FAYETTEVILLE, N.C. (AP) — Government data reviewed by The Associated Press shows that the number of patients facing long waits at Veterans Affairs hospitals and clinics has not been dropping, despite reforms and a funding boost last summer.

Nearly 900,000 medical appointments completed at about 1,000 VA facilities from August to February failed to meet the health system's timeliness goal, which calls for patients to be seen within 30 days.

A closer look reveals deep geographic disparities.

Many of those delays are clustered in a handful of Southern states.

VA officials cite numerous efforts to ramp up capacity. They include building new health centers and adding 8,000 employees since April.

Deputy VA Secretary Sloan Gibson acknowledged that the agency has been slow to adjust in places where there is rising demand

Minnesota's VA clinics and hospitals are faring slightly better in delivering timely care to veterans than the national average.

The AP analysis found that about 2 percent of appointments at the state's clinics and hospitals take longer than 30 days to complete. That beats the national average by nearly 1 percentage point.
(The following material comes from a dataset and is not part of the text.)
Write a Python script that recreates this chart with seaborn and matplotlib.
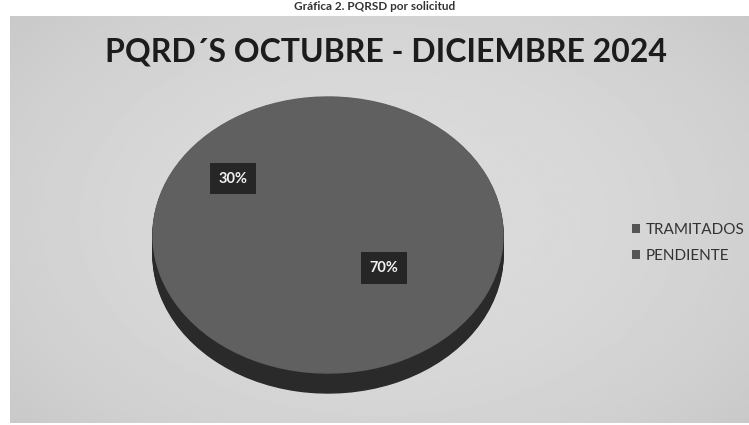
import numpy as np
import matplotlib
matplotlib.use("Agg")
import matplotlib.pyplot as plt
import seaborn as sns

# ---- data ----
categories = ["TRAMITADOS", "PENDIENTE"]
values = [70, 30]
title = "PQRD´S OCTUBRE - DICIEMBRE 2024"
caption = "Gráfica 2. PQRSD por solicitud"

sns.set_theme(style="white")
plt.rcParams['font.family'] = ['Lato', 'DejaVu Sans']

W, H = 749, 425
fig = plt.figure(figsize=(W / 100, H / 100), dpi=100)
fig.patch.set_facecolor("white")

# grey chart panel
panel = fig.add_axes([10 / W, 2 / H, (W - 10) / W, (H - 18) / H])
yy, xx = np.mgrid[-1:1:200j, -1:1:300j]
grad = 0.86 - 0.06 * (xx ** 2 * 0.7 + yy ** 2 * 0.5)
panel.imshow(grad, cmap="gray", vmin=0, vmax=1, aspect="auto", extent=[0, 1, 0, 1])
panel.set_axis_off()

# caption
fig.text(0.5, 1 - 7 / H, caption, ha="center", va="center", fontsize=8.5,
         fontweight="bold", color="#333333")

# title
fig.text(386 / W, 1 - 52 / H, title, ha="center", va="center", fontsize=23,
         fontweight="bold", color="#1c1c1c")

# pie geometry (pixels)
x0, x1 = 153, 503
ytop, ybot = 97, 373
depth = 20
ry = (ybot - ytop) / 2
dy = depth / ry
ax = fig.add_axes([x0 / W, (H - ybot - depth) / H, (x1 - x0) / W, (ybot - ytop + depth) / H])
ax.set_facecolor("none")

start = 197
side = "#2a2a2a"
for k in np.linspace(dy, 0.005, 16):
    ax.pie(values, colors=[side, side], startangle=start, center=(0, -k),
           wedgeprops=dict(linewidth=1, edgecolor=side))
top = "#606060"
wedges, _ = ax.pie(values, colors=[top, top], startangle=start, center=(0, 0),
                   wedgeprops=dict(linewidth=1, edgecolor=top))
ax.set_aspect("auto")
ax.set_xlim(-1, 1)
ax.set_ylim(-1 - dy, 1)
ax.set_axis_off()

# data labels
dists = [0.40, 0.68]
for w, v, d in zip(wedges, values, dists):
    mid = np.deg2rad((w.theta1 + w.theta2) / 2)
    ax.text(d * np.cos(mid), d * np.sin(mid), f"{v}%", ha="center", va="center",
            fontsize=10.5, fontweight="bold", color="#f2f2f2",
            bbox=dict(boxstyle="square,pad=0.6", fc="#262626", ec="none"))

# legend
handles = [plt.Rectangle((0, 0), 1, 1, fc="#555555", ec="none") for _ in categories]
fig.legend(handles, categories, loc="center left", bbox_to_anchor=(618 / W, 1 - 243 / H),
           frameon=False, fontsize=11, handlelength=0.55, handleheight=0.55,
           handletextpad=0.35, labelspacing=0.75, labelcolor="#333333")

fig.savefig("out.png", dpi=100)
But several of the state's facilities have struggled to meet the 30-day national standard that stems from legislation passed in August meant to tackle growing delays.

Nearly 4 percent of appointments at a clinic in Maplewood stretched beyond that window and more than 3 percent of appointments in Ramsey were delayed beyond 30 days.

Minneapolis VA Director Patrick Kelly says he's aware of trouble at both clinics. He says new federal money to hire additional physicians should help.